In Japanese Patent Application Laid-open No. 5-346557 (1993), for example, a projection-type triple-panel liquid crystal display apparatus utilizing a multiple lens array integrator is disclosed. Instead of the rod integrator, the apparatus comprises the multiple lens array integrator made up of a first lens array wherein a plurality of lenses are arranged in two dimensions and a second lens array wherein a plurality of lenses paring up with the respective lenses of the first lens array are arranged in two dimensions.
However, the multiple lens array integrator disclosed in the publication mentioned above is particularly developed for a related-art projection-type liquid crystal display apparatus using a liquid crystal panel with color filters and a triple-panel display apparatus. The configuration of the multiple lens array integrator is therefore not applicable to the apparatus of the colorfilterless single-panel microlens system. No suggestion is made in the above-mentioned publication for such applications of the integrator, either. There are reasons as follows.

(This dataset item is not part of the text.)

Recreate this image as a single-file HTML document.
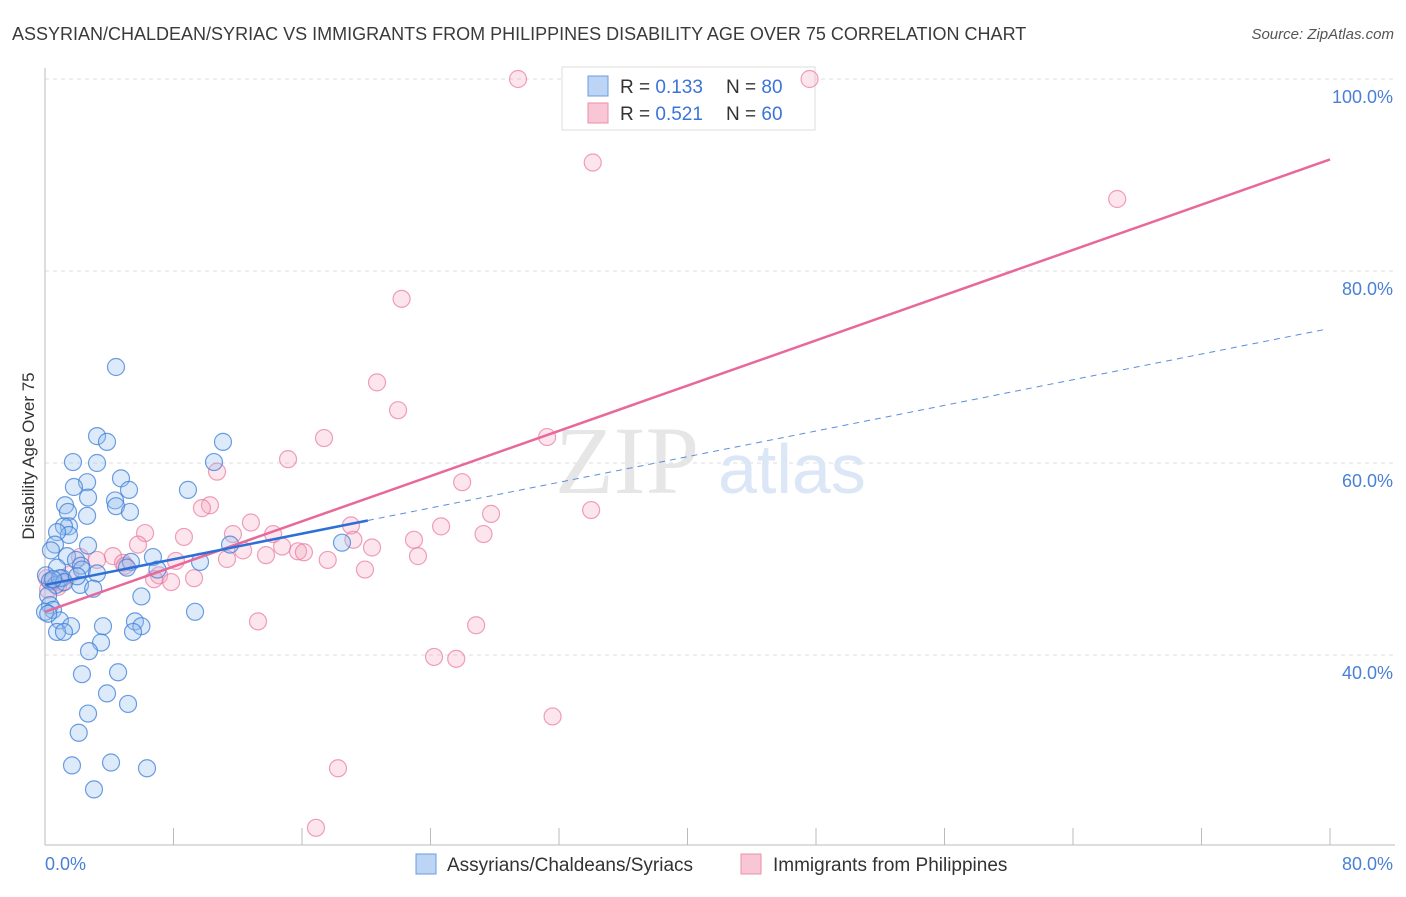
<!DOCTYPE html>
<html><head><meta charset="utf-8"><style>
body{margin:0;background:#fff;font-family:"Liberation Sans",sans-serif}
</style></head><body>
<svg width="1406" height="892" viewBox="0 0 1406 892" xmlns="http://www.w3.org/2000/svg" font-family="Liberation Sans, sans-serif">
<text x="12" y="40" font-size="18" fill="#3a3a3a">ASSYRIAN/CHALDEAN/SYRIAC VS IMMIGRANTS FROM PHILIPPINES DISABILITY AGE OVER 75 CORRELATION CHART</text>
<text x="1394" y="39" font-size="15" fill="#555" font-style="italic" text-anchor="end">Source: ZipAtlas.com</text>
<g id="grid"></g>
<g>
<text x="555" y="493" font-size="96" font-family="Liberation Serif, serif" fill="#e6e6e6">ZIP</text>
<text x="718" y="493" font-size="70" fill="#dbe6f6">atlas</text>
</g>
<line x1="45" y1="68" x2="45" y2="845" stroke="#bbb"/>
<line x1="45" y1="845" x2="1395" y2="845" stroke="#bbb"/>
<g id="xticks"></g>
<g id="ylabels"></g>
<g>
<rect x="562" y="67" width="253" height="63" fill="#fff" stroke="#ddd"/>
<rect x="588" y="76" width="20" height="20" fill="#bcd5f5" stroke="#6a9de0"/>
<rect x="588" y="103" width="20" height="20" fill="#f9c6d6" stroke="#eb8fab"/>
<text x="620" y="93" font-size="19" fill="#333">R = <tspan fill="#3a74d8">0.133</tspan></text>
<text x="726" y="93" font-size="19" fill="#333">N = <tspan fill="#3a74d8">80</tspan></text>
<text x="620" y="120" font-size="19" fill="#333">R = <tspan fill="#3a74d8">0.521</tspan></text>
<text x="726" y="120" font-size="19" fill="#333">N = <tspan fill="#3a74d8">60</tspan></text>
</g>
<g id="pink"></g>
<g id="blue"></g>
<g id="trends"></g>
<text x="34" y="456" font-size="17" fill="#333" text-anchor="middle" transform="rotate(-90 34 456)">Disability Age Over 75</text>
<text x="45" y="870" font-size="18" fill="#4a7fd6">0.0%</text>
<text x="1393" y="870" font-size="18" fill="#4a7fd6" text-anchor="end">80.0%</text>
<g>
<rect x="416" y="854" width="20" height="20" fill="#bcd5f5" stroke="#6a9de0"/>
<text x="447" y="871" font-size="19" fill="#333">Assyrians/Chaldeans/Syriacs</text>
<rect x="741" y="854" width="20" height="20" fill="#f9c6d6" stroke="#eb8fab"/>
<text x="773" y="871" font-size="19" fill="#333">Immigrants from Philippines</text>
</g>
</svg>
<script>
const yTicks=[40,60,80,100];
const yTickLabels=["40.0%","60.0%","80.0%","100.0%"];
const xTicks=[0,8,16,24,32,40,48,56,64,72,80];
const blueX=[4.42,3.24,3.86,11.08,1.74,3.24,10.52,4.73,2.62,1.8,5.23,8.9,4.36,2.68,1.25,4.42,5.29,1.43,2.62,1.49,1.18,1.49,0.75,0.62,2.68,11.52,18.49,0.37,1.37,6.72,9.65,1.93,5.35,2.24,0.75,2.3,3.24,5.1,7.0,0.06,1.06,0.31,0.68,2.18,3.0,6.0,0.19,0.31,0.5,0,9.34,0.93,1.62,3.61,5.6,6.0,5.48,0.75,1.18,3.49,2.74,2.3,4.55,3.86,5.17,2.68,2.1,1.68,4.11,6.35,3.05,0.93,1.2,0.5,2.0,0.2];
const blueY=[70.0,62.8,62.2,62.2,60.1,60.0,60.1,58.4,58.0,57.5,57.2,57.2,56.1,56.4,55.6,55.5,54.9,54.9,54.5,53.4,53.4,52.5,52.8,51.5,51.4,51.5,51.7,50.9,50.3,50.2,49.7,49.9,49.7,49.3,49.1,48.9,48.5,49.1,48.9,48.3,48.0,47.7,47.3,47.3,46.9,46.1,46.2,45.2,44.7,44.5,44.5,43.6,43.0,43.0,43.5,43.0,42.4,42.4,42.4,41.3,40.4,38.0,38.2,36.0,34.9,33.9,31.9,28.5,28.8,28.2,26.0,48.0,47.6,47.9,48.2,44.3];
const pinkX=[29.45,47.6,34.1,66.75,22.2,20.67,21.98,31.26,17.37,15.13,10.71,25.97,10.27,9.77,34.0,27.77,24.66,19.05,12.82,6.23,11.7,8.65,14.2,27.3,19.2,22.97,20.36,14.76,5.79,12.33,15.75,16.12,23.22,13.76,17.6,4.23,2.18,3.24,8.15,11.33,4.86,19.92,7.1,9.28,6.79,7.85,0.12,0.44,1.06,0.81,0.19,4.98,13.26,26.84,24.22,25.6,31.6,18.24,16.87,1.56];
const pinkY=[100,100,91.3,87.5,77.1,68.4,65.5,62.7,62.6,60.4,59.1,58.0,55.6,55.3,55.1,54.7,53.4,53.5,53.8,52.7,52.6,52.3,52.6,52.6,52.0,52.0,51.2,51.3,51.5,50.9,50.8,50.7,50.3,50.4,49.9,50.3,50.2,49.9,49.8,50.0,49.6,48.9,48.3,48.0,47.9,47.6,48.0,47.6,47.5,47.1,46.8,49.3,43.5,43.1,39.8,39.6,33.6,28.2,22.0,48.4];
const blueTrend=[47.3,0.334];
const blueSolidEnd=20.1, blueDashEnd=79.7;
const pinkTrend=[44.5,0.589];
const NS="http://www.w3.org/2000/svg";
const xs=v=>45+v*(1285/80);
const ys=v=>79+(100-v)*9.6;
function mk(tag,attrs,parent){const e=document.createElementNS(NS,tag);for(const k in attrs)e.setAttribute(k,attrs[k]);parent.appendChild(e);return e;}
const grid=document.getElementById('grid'),yl=document.getElementById('ylabels');
yTicks.forEach((t,i)=>{
 const l=mk('line',{x1:45,x2:1395,y1:ys(t),y2:ys(t),stroke:'#ddd','stroke-dasharray':'4,4'},grid);
 
 
 const tx=mk('text',{x:1393,y:ys(t)+24,'font-size':18,fill:'#4a7fd6','text-anchor':'end'},yl);
 tx.textContent=yTickLabels[i];
 
 
});
const xt=document.getElementById('xticks');
xTicks.forEach(t=>{
 const l=mk('line',{x1:xs(t),x2:xs(t),y1:828,y2:845,stroke:'#bbb'},xt);
 
 
});
function pts(X,Y,g,fill,stroke,name){
 X.forEach((x,i)=>{
  const c=mk('circle',{cx:xs(x),cy:ys(Y[i]),r:8.5,fill:fill,stroke:stroke,'stroke-width':1.2},g);
  
  
 });
}
pts(pinkX,pinkY,document.getElementById('pink'),'rgba(244,160,188,0.28)','rgba(232,120,160,0.7)','philippines-point');
pts(blueX,blueY,document.getElementById('blue'),'rgba(150,190,240,0.32)','rgba(60,125,215,0.75)','assyrian-point');
const tr=document.getElementById('trends');
const by=x=>blueTrend[0]+blueTrend[1]*x, py=x=>pinkTrend[0]+pinkTrend[1]*x;
let e=mk('line',{x1:xs(0),y1:ys(py(0)),x2:xs(80),y2:ys(py(80)),stroke:'#e8689a','stroke-width':2.5},tr);


e=mk('line',{x1:xs(blueSolidEnd),y1:ys(by(blueSolidEnd)),x2:xs(blueDashEnd),y2:ys(by(blueDashEnd)),stroke:'#5a8fd8','stroke-width':1,'stroke-dasharray':'6,5'},tr);


e=mk('line',{x1:xs(0),y1:ys(by(0)),x2:xs(blueSolidEnd),y2:ys(by(blueSolidEnd)),stroke:'#2d6fd6','stroke-width':2.5},tr);


</script>
</body></html>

The suggested apparatus with color filters and triple-panel apparatus do not require a high degree of parallelism of light illuminating the liquid crystal panel, owing to the properties of the liquid crystal panel itself. The image quality is therefore not affected even if the incident divergence angle (or converging angle) is 14 degrees or above. The incident divergence angle is a variation range of incident angles of every ray of light incident on a specific pixel on the liquid crystal panel. However, if the incident divergence angle is too large, the outgoing divergence angle is thereby increased as well and a load applied to the projection lens becomes too heavy. The incident divergence angle is therefore typically around 14 degrees, the cost of the apparatus being considered.
As thus described, since the restriction on the incident divergence angle at the liquid crystal panel is moderate for the apparatus with color filters and triple-panel apparatus, it is possible to relatively increase the size of the second lens array that functions as a diaphragm. In the above-mentioned publication, an example of the second lens array wherein the diameter of the circumscribed circle is of the order of 70 mm is disclosed.
In contrast, the apparatus of the color-filterless single-panel microlens system performs color image display by entering three colors of B, R and G to each microlens from mutually different directions and entering the light condensed by the microlens to each of the three pixels of B, R and G, respectively. If the incident divergence angle of light illuminating the liquid crystal panel is large, one color light (B light, for example) may enter not only the pixel for B color but also a neighboring pixel (the pixel for R or G) and color mixture results. The color purity of the displayed image is thereby reduced and the quality of the image is significantly affected. It is thus required to reduce the incident divergence angle of light incident on the liquid crystal panel to a sufficiently small angle.
As thus described, the limitation on the incident divergence angle at the liquid crystal panel is specifically strict for the apparatus of the colorfilterless single-panel microlens system, compared to the apparatuses of other schemes. It is thus difficult to achieve sufficient image quality with the techniques disclosed in the foregoing publication.
Even if the strict limitation on the incident divergence angle is observed, the quantity of light reaching the liquid crystal panel is inevitably reduced, accordingly. Another problem may result that it is difficult to obtain sufficient illuminance of the image.